また、両側のcrab cavity間に直径10cmの光ファイバーケーブルを通す3つのルートが提案された。
IRENG07ではWG-Bなどとjoint sessionを持つことになっている。これらのセッションではconvenerが予め質問事項を出して問題点を明らかにして進めることとなった。
真空システム、末次
IR領域での真空度を10-9Torrとする。IR近くにイオンポンプを設置出来ないので、chamberの内部にNEGのcotingして200℃でbakingにする必要がある。この方法は吸着型のため、定期的に暖めなくてはならない。
測定器サイド(田内、山本均)から200℃のbakingは難しいと指摘されているので、bakingが本当にいるのかを検討している。ポンプなしでは、真空度は10-8Torr ( 10-6Pa)となるであろう。 もし、この真空度で不十分なら、スリット上のポンプを設置しなければならない。

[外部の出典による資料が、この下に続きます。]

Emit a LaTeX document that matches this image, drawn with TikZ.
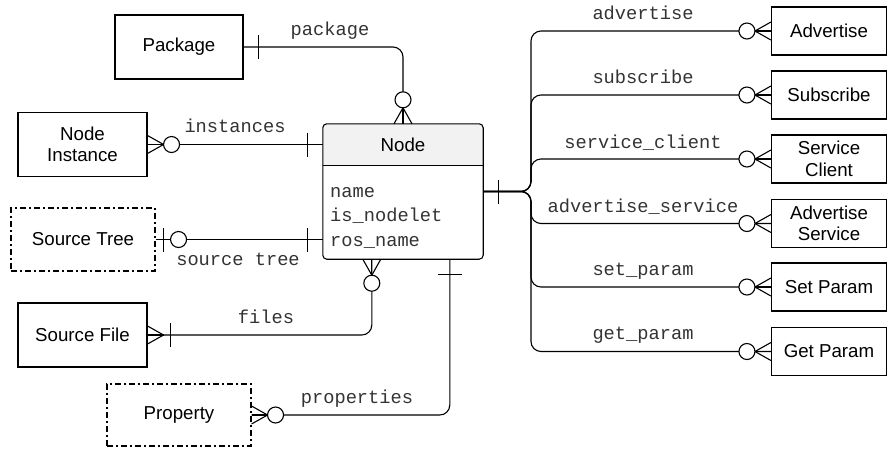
\documentclass[tikz,border=0pt]{standalone}
\usepackage{fontspec}
\setmainfont{Liberation Sans}
\setmonofont{Liberation Mono}
\usetikzlibrary{calc}
\definecolor{headgray}{HTML}{F2F2F2}
\definecolor{labelgray}{HTML}{333333}
\tikzset{
  ent/.style={draw, line width=1.1pt, fill=white, align=center, inner sep=2pt,
    font=\fontsize{18.7}{21.5}\selectfont},
  weak/.style={ent, dash pattern=on 6pt off 3pt on 2pt off 3pt},
  lbl/.style={anchor=base, inner sep=0pt, text=labelgray, font=\ttfamily\fontsize{18.7}{21}\selectfont},
  attr/.style={anchor=base west, inner sep=0pt, text=labelgray, font=\ttfamily\fontsize{18.7}{21}\selectfont},
  conn/.style={line width=1.1pt, rounded corners=10pt},
  mk/.style={line width=1.1pt},
  crowcircle/.pic={
    \draw[mk] (0pt,9pt) -- (16pt,0pt) -- (0pt,-9pt);
    \draw[mk] (0pt,0pt) -- (16pt,0pt);
    \draw[mk, fill=white] (24pt,0pt) circle (8pt);
  },
  crowbar/.pic={
    \draw[mk] (0pt,9pt) -- (16pt,0pt) -- (0pt,-9pt);
    \draw[mk] (0pt,0pt) -- (16pt,0pt);
    \draw[mk] (23pt,-12pt) -- (23pt,12pt);
  },
  onebar/.pic={
    \draw[mk] (15pt,-12pt) -- (15pt,12pt);
  },
  barcircle/.pic={
    \draw[mk] (8pt,-12pt) -- (8pt,12pt);
    \draw[mk, fill=white] (23pt,0pt) circle (8pt);
  },
}
\begin{document}
\begin{tikzpicture}[x=1pt, y=-1pt]
\useasboundingbox (0,0) rectangle (887,448);

% central entity
\node[draw=none, minimum width=160pt, minimum height=135pt, inner sep=0pt] (node) at (403,191.5) {};
\coordinate (hl) at ($(node.north west)+(0,42)$);
\coordinate (hr) at ($(node.north east)+(0,42)$);
\fill[headgray] (hl) [rounded corners=4pt] -- (node.north west) -- (node.north east) [sharp corners] -- (hr) -- cycle;
\draw[line width=1.1pt] (hl) -- (hr);
\draw[line width=1.1pt, rounded corners=4pt] (node.north west) rectangle (node.south east);
\node[inner sep=0pt, font=\fontsize{18.7}{21.5}\selectfont] (title) at (403,145) {Node};
\node[attr] (a1) at (330,197) {name};
\node[attr] (a2) at (330,221.5) {is\_nodelet};
\node[attr] (a3) at (330,246) {ros\_name};

% left / bottom entities
\node[ent, minimum width=128pt, minimum height=64pt] (pkg) at (179,47) {Package};
\node[ent, minimum width=129pt, minimum height=64pt] (ni) at (82.5,144.5) {Node\\Instance};
\node[weak, minimum width=144pt, minimum height=63pt] (st) at (83,239.5) {Source Tree};
\node[ent, minimum width=129pt, minimum height=64pt] (sf) at (82.5,335) {Source File};
\node[weak, minimum width=144pt, minimum height=62pt] (prop) at (179,415) {Property};

% right entities
\node[ent, minimum width=115pt, minimum height=48pt] (adv) at (829,31) {Advertise};
\node[ent, minimum width=115pt, minimum height=48pt] (sub) at (829,95) {Subscribe};
\node[ent, minimum width=115pt, minimum height=48pt] (sc) at (829,159) {Service\\Client};
\node[ent, minimum width=115pt, minimum height=48pt] (as) at (829,223.5) {Advertise\\Service};
\node[ent, minimum width=115pt, minimum height=48pt] (sp) at (829,287) {Set Param};
\node[ent, minimum width=115pt, minimum height=48pt] (gp) at (829,351.5) {Get Param};

% helper coordinates
\coordinate (trunk) at (531,0);
\coordinate (nf) at ($(node.south west)+(49,0)$);
\coordinate (np) at ($(node.south west)+(127,0)$);

% connectors
\draw[conn] (pkg.east) -| (node.north);
\draw[conn] (ni.east) -- (ni.east -| node.west);
\draw[conn] (st.east) -- (st.east -| node.west);
\draw[conn] (nf) |- (sf.east);
\draw[conn] (np) |- (prop.east);
\foreach \t in {adv,sub,sc,as,sp,gp}{
  \draw[conn] (node.east) -- (node.east -| trunk) |- (\t.west);
}

% markers
\pic at (pkg.east) {onebar};
\pic[rotate=90] at (node.north) {crowcircle};
\pic[rotate=180] at (node.west |- ni.east) {onebar};
\pic at (ni.east) {crowcircle};
\pic[rotate=180] at (node.west |- st.east) {onebar};
\pic at (st.east) {barcircle};
\pic[rotate=-90] at (nf) {crowcircle};
\pic at (sf.east) {crowbar};
\pic[rotate=-90] at (np) {onebar};
\pic at (prop.east) {crowcircle};
\pic at (node.east) {onebar};
\foreach \t in {adv,sub,sc,as,sp,gp}{
  \pic[rotate=180] at (\t.west) {crowcircle};
}

% labels
\node[lbl] (lpkg) at (330,35) {package};
\node[lbl] (lni) at (235,132) {instances};
\node[lbl] (lst) at (238,265) {source tree};
\node[lbl] (lsf) at (266,323) {files};
\node[lbl] (lprop) at (357,403) {properties};
\node[lbl] (ladv) at (643,19) {advertise};
\node[lbl] (lsub) at (643,83) {subscribe};
\node[lbl] (lsc) at (643,148) {service\_client};
\node[lbl] (las) at (643,212) {advertise\_service};
\node[lbl] (lsp) at (643,275) {set\_param};
\node[lbl] (lgp) at (643,339) {get\_param};
\end{tikzpicture}
\end{document}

- Q : その場合、cone状の beam pipe中に、長さ2mで30-40mmのスリットを作りそこにpumpを入れられるか?
- A : beam pipe周辺には測定器が有り、また、できるだけ物質量をすくなくしなければならないためできない。
- C : IR領域の真空度は10-8Torr ( 10-6Pa)で十分と思われるが、ビームガスバックグランドのシミュレーションで確かめる必要がある。これは、阿部氏がLCBDS(GEAN4)で計算することができるであろう。